I’ve been chasing and photographing the Northern Lights for over ten years. During that time, I’ve seen the aurora hundreds of times, in all kinds of conditions, from faint glows on the horizon to strong displays filling the sky.

That experience comes from long nights spent outside in real conditions, learning how the aurora behaves, how weather and light affect it, and how different landscapes shape the experience. In 2017, I also worked as a Northern Lights guide in Finland, helping others experience and photograph the aurora, which deepened my understanding of working with changing conditions and real world constraints.

I’ve photographed the Northern Lights across Finland, Norway, Iceland, Ireland and Slovenia. Seeing the aurora in different places and at different latitudes has reinforced how varied and unpredictable it can be. Some nights are dramatic, others subtle and quiet, and both are equally important.
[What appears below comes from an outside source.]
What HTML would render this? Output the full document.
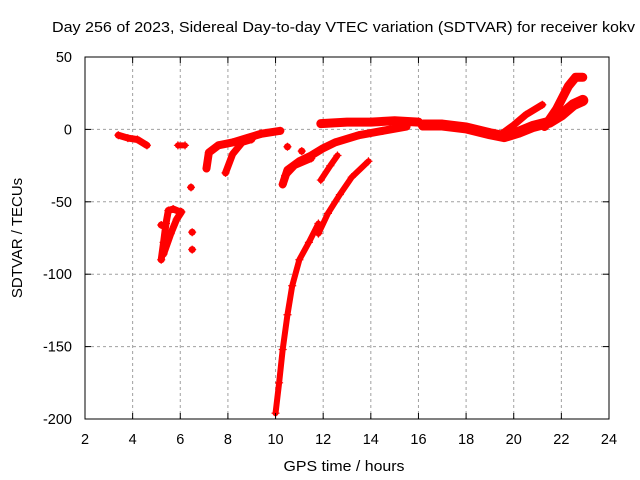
<!DOCTYPE html>
<html><head><meta charset="utf-8"><style>
body{margin:0;background:#fff}
svg{display:block;font-family:"Liberation Sans",sans-serif}
</style></head><body>
<svg id="chart" width="640" height="480" viewBox="0 0 640 480">
<text x="52" y="32" font-size="15" textLength="583" lengthAdjust="spacingAndGlyphs" fill="#000">Day 256 of 2023, Sidereal Day-to-day VTEC variation (SDTVAR) for receiver kokv</text>
<g id="grid"></g>
<g id="marks"></g>
<rect x="85" y="57" width="524" height="362" fill="none" stroke="#000" stroke-width="1"/>
<g id="ticks"></g>
<text x="344" y="471" font-size="15" textLength="121" lengthAdjust="spacingAndGlyphs" text-anchor="middle">GPS time / hours</text>
<text transform="translate(22,238) rotate(-90)" font-size="15" text-anchor="middle">SDTVAR / TECUs</text>
</svg>
<script>
const xTicks=[2,4,6,8,10,12,14,16,18,20,22,24];
const yTicks=[50,0,-50,-100,-150,-200];
const seg1=[[3.4,-4],[3.8,-6],[4.2,-7],[4.6,-11]];
const seg2=[[5.9,-11],[6.2,-11]];
const seg3=[[5.2,-90],[5.3,-78],[5.4,-65],[5.5,-56],[5.7,-55],[6.0,-57]];
const seg4=[[5.3,-86],[5.6,-72],[5.85,-62],[6.05,-57]];
const seg5=[[7.1,-27],[7.2,-16],[7.6,-11],[8.2,-9],[8.8,-6],[9.4,-3],[10.2,-1]];
const seg6=[[7.9,-30],[8.2,-17],[8.6,-9],[9.0,-7]];
const seg7=[[10.3,-38],[10.5,-28],[11,-22],[11.5,-18],[12,-13],[12.5,-9],[13.5,-4],[14.5,-1],[15.5,2]];
const seg8=[[10.4,-32],[10.8,-25],[11.5,-20]];
const seg9=[[11.9,-35],[12.3,-25],[12.6,-18]];
const seg10=[[11.9,4],[13,5],[14,5],[15,6],[16,5]];
const seg11=[[16.2,3],[17,3],[18,1],[19,-3],[19.6,-5],[20.2,-2],[20.8,2],[21.5,5],[22,10],[22.5,17],[22.9,20]];
const seg12=[[19.5,-3],[20,3],[20.5,10],[21.2,17]];
const seg13=[[21.3,2],[21.8,14],[22.3,30],[22.6,36],[22.9,36]];
const seg14=[[10,-196],[10.15,-175],[10.3,-152],[10.5,-128],[10.7,-108],[11,-90],[11.4,-78],[11.8,-65]];
const seg15=[[11.8,-72],[12.2,-58],[12.7,-45],[13.2,-33],[13.9,-22]];
const dots=[[5.2,-66],[6.5,-71],[6.5,-83],[6.45,-40],[10.5,-12],[11.1,-15],[8.5,-8]];
const series=[seg1,seg2,seg3,seg4,seg5,seg6,seg7,seg8,seg9,seg10,seg11,seg12,seg13,seg14,seg15];
const widths=[7,6,7,7,8,7,8,7,6,9,11,7,9,6,6];
const X0=85,X1=609,Y0=57,Y1=419;
const xs=t=>X0+(t-2)/22*(X1-X0);
const ys=v=>Y0+(50-v)/250*(Y1-Y0);
const NS='http://www.w3.org/2000/svg';
const mk=(tag,parent,attrs)=>{const e=document.createElementNS(NS,tag);for(const k in attrs)e.setAttribute(k,attrs[k]);parent.appendChild(e);return e;};
const grid=document.getElementById('grid'),ticks=document.getElementById('ticks'),marks=document.getElementById('marks');
xTicks.forEach(t=>{const x=xs(t);
 if(t>2&&t<24){const g=mk('line',grid,{x1:x,x2:x,y1:Y0,y2:Y1,stroke:'#a0a0a0','stroke-dasharray':'3,3'});
 
 }
 const l=mk('line',ticks,{x1:x,x2:x,y1:Y1,y2:Y1-6,stroke:'#000'});
 
 
 const l2=mk('line',ticks,{x1:x,x2:x,y1:Y0,y2:Y0+6,stroke:'#000'});
 
 
 const tx=mk('text',ticks,{x:x,y:444,'font-size':'14.5','text-anchor':'middle'});tx.textContent=t;
 
 });
yTicks.forEach(v=>{const y=ys(v);
 if(v<50&&v>-200){const g=mk('line',grid,{x1:X0,x2:X1,y1:y,y2:y,stroke:'#a0a0a0','stroke-dasharray':'3,3'});
 
 }
 const l=mk('line',ticks,{x1:X0,x2:X0+6,y1:y,y2:y,stroke:'#000'});
 
 
 const l2=mk('line',ticks,{x1:X1,x2:X1-6,y1:y,y2:y,stroke:'#000'});
 
 
 const tx=mk('text',ticks,{x:72,y:y+5,'font-size':'14.5','text-anchor':'end'});tx.textContent=v;
 
 });
function plus(x,y){const p=mk('path',marks,{d:`M${x-4},${y}h8M${x},${y-4}v8`,stroke:'#f00','stroke-width':1.2});
 
 }
series.forEach((s,i)=>{const pl=mk('polyline',marks,{points:s.map(p=>xs(p[0])+','+ys(p[1])).join(' '),fill:'none',stroke:'#f00','stroke-width':widths[i],'stroke-linejoin':'round','stroke-linecap':'round'});
 
 
 s.forEach(p=>plus(xs(p[0]),ys(p[1])));});
dots.forEach(p=>{const c=mk('circle',marks,{cx:xs(p[0]),cy:ys(p[1]),r:3.5,fill:'#f00'});
 
 
 plus(xs(p[0]),ys(p[1]));});
</script>
</body></html>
My approach to Northern Lights photography is calm and considered. I’m less interested in dramatic, sky-filling displays and more drawn to how the aurora exists within a place. People, landscape and scale play an important role, grounding the Northern Lights in the real world rather than isolating it as a purely visual spectacle.

The aurora is always the focal point, but it’s the relationship between light, land and human presence that holds my attention. The aim is to create photographs that reflect what it actually felt like to be there, not just what appeared in the sky.